== Data section ==
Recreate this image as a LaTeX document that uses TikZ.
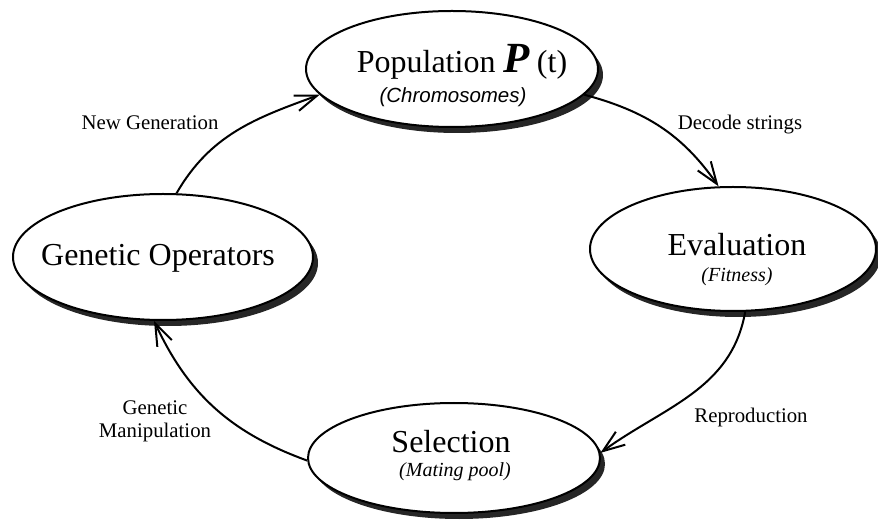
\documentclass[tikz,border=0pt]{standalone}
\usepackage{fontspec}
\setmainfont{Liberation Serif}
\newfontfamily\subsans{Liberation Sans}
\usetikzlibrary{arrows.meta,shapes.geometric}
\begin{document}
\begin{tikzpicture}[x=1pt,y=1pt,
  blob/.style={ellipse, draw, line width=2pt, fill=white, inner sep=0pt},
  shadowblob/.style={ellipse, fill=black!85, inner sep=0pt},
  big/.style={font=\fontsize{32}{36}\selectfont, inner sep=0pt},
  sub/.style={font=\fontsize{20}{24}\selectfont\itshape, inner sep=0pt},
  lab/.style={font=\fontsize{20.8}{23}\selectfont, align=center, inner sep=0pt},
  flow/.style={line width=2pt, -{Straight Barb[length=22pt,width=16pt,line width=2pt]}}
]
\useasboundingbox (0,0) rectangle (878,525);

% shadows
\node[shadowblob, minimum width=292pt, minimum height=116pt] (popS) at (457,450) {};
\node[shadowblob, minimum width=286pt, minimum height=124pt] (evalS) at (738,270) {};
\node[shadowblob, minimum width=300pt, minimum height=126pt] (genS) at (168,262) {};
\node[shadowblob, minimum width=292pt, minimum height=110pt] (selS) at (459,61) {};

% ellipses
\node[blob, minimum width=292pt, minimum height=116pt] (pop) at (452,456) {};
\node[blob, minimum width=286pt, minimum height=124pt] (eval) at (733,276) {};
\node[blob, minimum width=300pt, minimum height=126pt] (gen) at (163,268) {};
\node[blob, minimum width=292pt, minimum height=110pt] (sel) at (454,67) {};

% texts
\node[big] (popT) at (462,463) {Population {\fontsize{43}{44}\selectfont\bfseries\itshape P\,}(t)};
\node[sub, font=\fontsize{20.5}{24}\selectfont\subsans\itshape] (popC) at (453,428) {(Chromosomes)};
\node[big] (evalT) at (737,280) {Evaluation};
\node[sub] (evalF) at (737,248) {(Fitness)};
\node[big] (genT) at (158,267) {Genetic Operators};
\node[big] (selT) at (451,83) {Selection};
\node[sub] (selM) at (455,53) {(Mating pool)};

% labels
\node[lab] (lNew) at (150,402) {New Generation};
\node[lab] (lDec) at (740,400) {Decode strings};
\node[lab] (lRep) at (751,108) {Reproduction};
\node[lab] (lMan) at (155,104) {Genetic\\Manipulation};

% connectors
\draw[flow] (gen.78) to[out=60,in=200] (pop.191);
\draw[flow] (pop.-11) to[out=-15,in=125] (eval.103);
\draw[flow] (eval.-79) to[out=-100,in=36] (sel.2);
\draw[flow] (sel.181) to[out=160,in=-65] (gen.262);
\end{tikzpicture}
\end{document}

== Exercise description ==
Quote the material exactly. Pictures stay out.

== Exercise solution ==
Recreate this image as a LaTeX document that uses TikZ.
\documentclass[tikz,border=0pt]{standalone}
\usepackage{fontspec}
\setmainfont{Liberation Serif}
\newfontfamily\subsans{Liberation Sans}
\usetikzlibrary{arrows.meta,shapes.geometric}
\begin{document}
\begin{tikzpicture}[x=1pt,y=1pt,
  blob/.style={ellipse, draw, line width=2pt, fill=white, inner sep=0pt},
  shadowblob/.style={ellipse, fill=black!85, inner sep=0pt},
  big/.style={font=\fontsize{32}{36}\selectfont, inner sep=0pt},
  sub/.style={font=\fontsize{20}{24}\selectfont\itshape, inner sep=0pt},
  lab/.style={font=\fontsize{20.8}{23}\selectfont, align=center, inner sep=0pt},
  flow/.style={line width=2pt, -{Straight Barb[length=22pt,width=16pt,line width=2pt]}}
]
\useasboundingbox (0,0) rectangle (878,525);

% shadows
\node[shadowblob, minimum width=292pt, minimum height=116pt] (popS) at (457,450) {};
\node[shadowblob, minimum width=286pt, minimum height=124pt] (evalS) at (738,270) {};
\node[shadowblob, minimum width=300pt, minimum height=126pt] (genS) at (168,262) {};
\node[shadowblob, minimum width=292pt, minimum height=110pt] (selS) at (459,61) {};

% ellipses
\node[blob, minimum width=292pt, minimum height=116pt] (pop) at (452,456) {};
\node[blob, minimum width=286pt, minimum height=124pt] (eval) at (733,276) {};
\node[blob, minimum width=300pt, minimum height=126pt] (gen) at (163,268) {};
\node[blob, minimum width=292pt, minimum height=110pt] (sel) at (454,67) {};

% texts
\node[big] (popT) at (462,463) {Population {\fontsize{43}{44}\selectfont\bfseries\itshape P\,}(t)};
\node[sub, font=\fontsize{20.5}{24}\selectfont\subsans\itshape] (popC) at (453,428) {(Chromosomes)};
\node[big] (evalT) at (737,280) {Evaluation};
\node[sub] (evalF) at (737,248) {(Fitness)};
\node[big] (genT) at (158,267) {Genetic Operators};
\node[big] (selT) at (451,83) {Selection};
\node[sub] (selM) at (455,53) {(Mating pool)};

% labels
\node[lab] (lNew) at (150,402) {New Generation};
\node[lab] (lDec) at (740,400) {Decode strings};
\node[lab] (lRep) at (751,108) {Reproduction};
\node[lab] (lMan) at (155,104) {Genetic\\Manipulation};

% connectors
\draw[flow] (gen.78) to[out=60,in=200] (pop.191);
\draw[flow] (pop.-11) to[out=-15,in=125] (eval.103);
\draw[flow] (eval.-79) to[out=-100,in=36] (sel.2);
\draw[flow] (sel.181) to[out=160,in=-65] (gen.262);
\end{tikzpicture}
\end{document}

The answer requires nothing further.